Dyslipidemia with particular regard to apolipoprotein profile in association with polycystic ovary syndrome: a study among Indian women.Int J Fertil Womens Med. 2001 Sep-Oct; 46(5):271-7.IJ
To investigate putative dyslipidemia in women with polycystic ovary syndrome (PCOS) with particular emphasis on specific parameters of atherosclerotic risk, and to assess the independent influence of obesity and hyperandrogenemia on these parameters.

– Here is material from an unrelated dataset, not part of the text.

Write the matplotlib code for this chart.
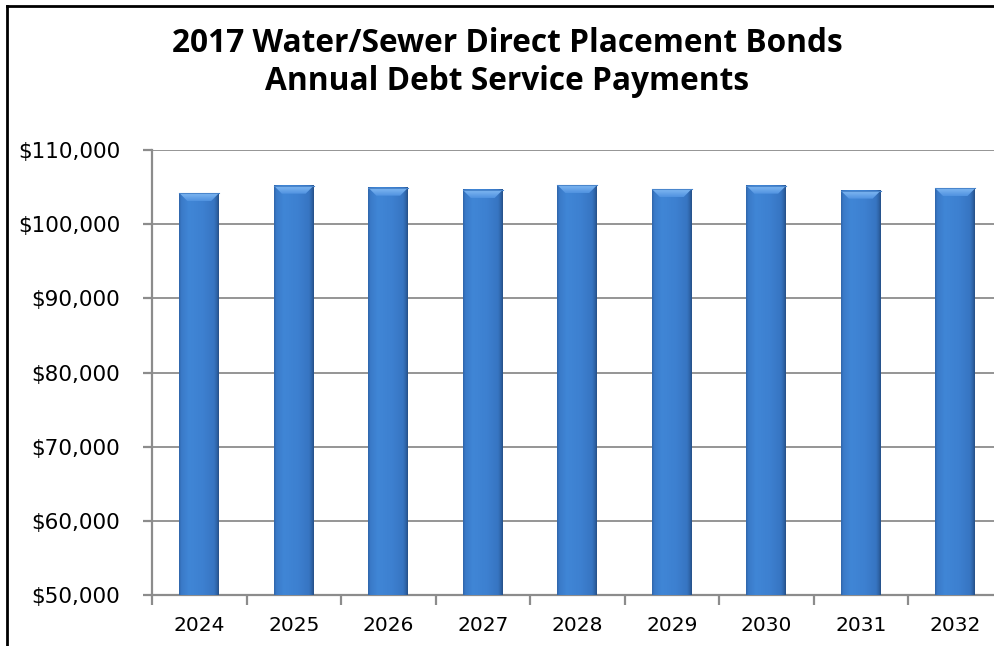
import numpy as np
import matplotlib
matplotlib.use("Agg")
import matplotlib.pyplot as plt
from matplotlib.lines import Line2D
from matplotlib.patches import Polygon
from matplotlib.colors import LinearSegmentedColormap
from matplotlib.ticker import FuncFormatter, FixedLocator

# Annual debt service by fiscal year
years = ["2024", "2025", "2026", "2027", "2028", "2029", "2030", "2031", "2032"]
payments = [104200, 105190, 104920, 104610, 105280, 104740, 105190, 104520, 104830]

title_line1 = "2017 Water/Sewer Direct Placement Bonds"
title_line2 = "Annual Debt Service Payments"

W, H = 995, 646
fig = plt.figure(figsize=(W / 100, H / 100), dpi=100)
fig.patch.set_facecolor("white")

ax = fig.add_axes([152 / W, 1 - 595 / H, (1002.5 - 152) / W, (595 - 150) / H])
ymin, ymax = 50000, 110000
ax.set_xlim(-0.5, len(years) - 0.5)
ax.set_ylim(ymin, ymax)

# Horizontal shading across each bar: thin dark edges around a flat blue body
body_cmap = LinearSegmentedColormap.from_list(
    "body",
    [(0.0, "#2f64a8"), (0.06, "#3a7ac8"), (0.25, "#4086d6"),
     (0.60, "#3d80d0"), (0.88, "#3775c2"), (0.95, "#2e63a6"), (1.0, "#264f86")])
grad = np.linspace(0, 1, 256).reshape(1, -1)
top_cmap = LinearSegmentedColormap.from_list("top", ["#5092e0", "#80b8f2"])

bar_w = 0.42
px_per_unit = (595 - 150) / (ymax - ymin)
bevel_h = 8 / px_per_unit
bevel_in = 0.2 * bar_w

for i, v in enumerate(payments):
    x0, x1 = i - bar_w / 2, i + bar_w / 2
    ax.imshow(grad, cmap=body_cmap, aspect="auto",
              extent=(x0, x1, ymin, v), zorder=3, interpolation="bilinear")
    # bevelled top face with a vertical sheen
    top = Polygon([(x0, v), (x1, v), (x1 - bevel_in, v - bevel_h), (x0 + bevel_in, v - bevel_h)],
                  closed=True, facecolor="none", edgecolor="none", zorder=4)
    ax.add_patch(top)
    sheen = ax.imshow(np.linspace(0, 1, 32).reshape(-1, 1), cmap=top_cmap, aspect="auto",
                      extent=(x0, x1, v - bevel_h, v), origin="lower", zorder=4,
                      interpolation="bilinear")
    sheen.set_clip_path(top)
    ax.plot([x0, x1], [v, v], color="#4a86cc", lw=0.8, zorder=4.5)

# Axes styling
grid_c = "#8c8c8c"
for s in ["top", "right"]:
    ax.spines[s].set_visible(False)
for s in ["left", "bottom"]:
    ax.spines[s].set_color(grid_c)
    ax.spines[s].set_linewidth(1.6)
ax.set_yticks(np.arange(ymin, ymax + 1, 10000))
ax.yaxis.set_major_formatter(FuncFormatter(lambda v, p: "${:,.0f}".format(v)))
ax.grid(axis="y", color=grid_c, linewidth=1.3, zorder=1)
ax.set_axisbelow(True)
ax.tick_params(axis="y", length=6.5, width=1.6, color=grid_c, pad=16.5,
               labelsize=15.5, labelcolor="black")

ax.set_xticks(range(len(years)))
ax.set_xticklabels(years)
ax.xaxis.set_minor_locator(FixedLocator(np.arange(-0.5, len(years) + 0.5, 1.0)))
ax.tick_params(axis="x", which="major", length=0, pad=15, labelsize=14.5, labelcolor="black")
ax.tick_params(axis="x", which="minor", length=7, width=1.6, color=grid_c)

for lbl in ax.get_xticklabels() + ax.get_yticklabels():
    lbl.set_family("DejaVu Sans")

# Title
fig.text(507 / W, 1 - 52 / H, title_line1, ha="center", va="baseline",
         fontsize=22.8, fontweight="bold", family="Open Sans")
fig.text(507 / W, 1 - 90 / H, title_line2, ha="center", va="baseline",
         fontsize=22.8, fontweight="bold", family="Open Sans")

# Outer chart border (top and left edges visible)
fig.add_artist(Line2D([7 / W, 1.01], [1 - 6 / H, 1 - 6 / H], transform=fig.transFigure,
                      color="black", lw=2))
fig.add_artist(Line2D([7 / W, 7 / W], [1 - 6 / H, -0.01], transform=fig.transFigure,
                      color="black", lw=2))

fig.savefig("out.png", dpi=100)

Women investigated were among those attending the infertility clinics. Three groups of women were studied: (I) a core study group consisting of oligomenorrhoeic, chronically anovulatory women with or without obesity in whom polycystic ovaries were confirmed through ultrasound evidence, and were established to be the cause of infertility; II) a control group of non-hirsute, non-obese women with regular menstrual cycles; and (III) a group of controls consisting of women with obesity, but with normal ovarian morphology and regular menstrual cycles.
All three study groups were investigated for androgen (total testosterone) and lipid-lipoprotein profile, including apolipoproteins, ApoA1 and ApoB. Retrospective analysis of the data was carried out to assess hyperandrogenism in the study group of women with PCOS as well as to investigate changes in the lipid-lipoprotein profile, particularly the measures of cardiovascular risk, ApoA1 and ApoB.

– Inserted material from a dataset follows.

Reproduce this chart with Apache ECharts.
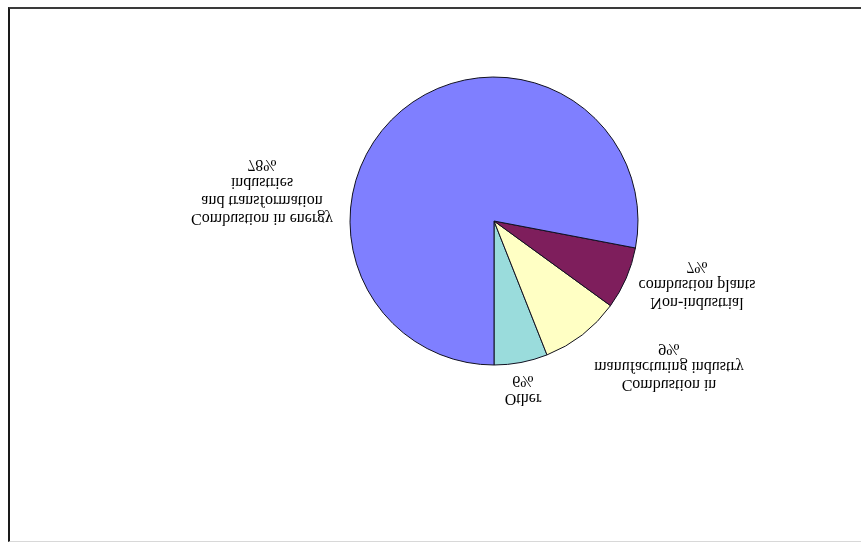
<!DOCTYPE html>
<html>
<head>
<meta charset="utf-8">
<title>Emissions by source</title>
<script src="https://cdn.jsdelivr.net/npm/echarts@6/dist/echarts.min.js"></script>
<style>
    html, body { margin: 0; padding: 0; background: #fff; }
    /* the reference picture is mirrored top-to-bottom, so the whole chart is flipped */
    #wrap { position: relative; width: 861px; height: 543px; overflow: hidden; transform: scaleY(-1); }
    #frame { position: absolute; left: 8px; top: 1px; width: 870px; height: 532px;
             border-left: 2px solid #1a1a1a; border-bottom: 2px solid #3a3a3a; border-top: 1px solid #d8d8d8; }
    #chart { position: absolute; left: 0; top: 0; width: 861px; height: 543px; }
</style>
</head>
<body>
<div id="wrap">
    <div id="frame"></div>
    <div id="chart"></div>
</div>
<script>
// slice names and shares (%)
var categories = [
    "Other",
    "Combustion in\nmanufacturing industry",
    "Non-industrial\ncombustion plants",
    "Combustion in energy\nand transformation\nindustries"
];
var values = [6, 9, 7, 78];

var colors = ["#9adcdc", "#ffffc4", "#7e1e5c", "#7f7fff"];
// label centres (chart pixels, before the flip)
var labelPos = [[523, 154], [669, 177], [697, 259], [262, 352]];

var data = [];
for (var i = 0; i < categories.length; i++) {
    data.push({ name: categories[i], value: values[i], itemStyle: { color: colors[i] } });
}

var myChart = echarts.init(document.getElementById('chart'));
var option = {
    animation: false,
    series: [{
        type: 'pie',
        center: [494, 322],
        radius: 144,
        startAngle: 90,
        clockwise: true,
        data: data,
        itemStyle: { borderColor: '#101020', borderWidth: 1 },
        label: {
            show: true,
            position: 'outside',
            color: '#000',
            fontFamily: 'Liberation Serif',
            fontSize: 16,
            lineHeight: 18,
            align: 'center',
            formatter: function (p) {
                return p.name + "\n" + Math.round(p.percent) + "%";
            }
        },
        labelLine: { show: false },
        labelLayout: function (p) {
            var pos = labelPos[p.dataIndex];
            return { x: pos[0], y: pos[1], align: 'center', verticalAlign: 'middle' };
        },
        emphasis: { disabled: true }
    }]
};
myChart.setOption(option);
</script>
</body>
</html>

Triglycerides showed a significant increase in the PCOS group compared to controls, whereas HDL-cholesterol as well as HDL-carrying ApoA1 showed a significant decrease (P < .05). Also a significant finding was the decrease in ApoA1/ApoB ratio among the women with PCOS compared to both controls and obese women. A direct negative correlation of this decrease in ApoA1/ApoB ratio with the Body Mass Index was also confirmed in the study. Hyperandrogenemia in terms of significantly raised total testosterone levels was found in 30% of the PCOS women. However, no direct correlation of this increase with changes in lipid-lipoprotein profile could be observed.
The study confirms the trend toward dyslipidemia among women with PCOS, particularly in parameters associated with cardiovascular risk. A significant association of obesity rather than raised testosterone with this dyslipidemia was also confirmed by the study.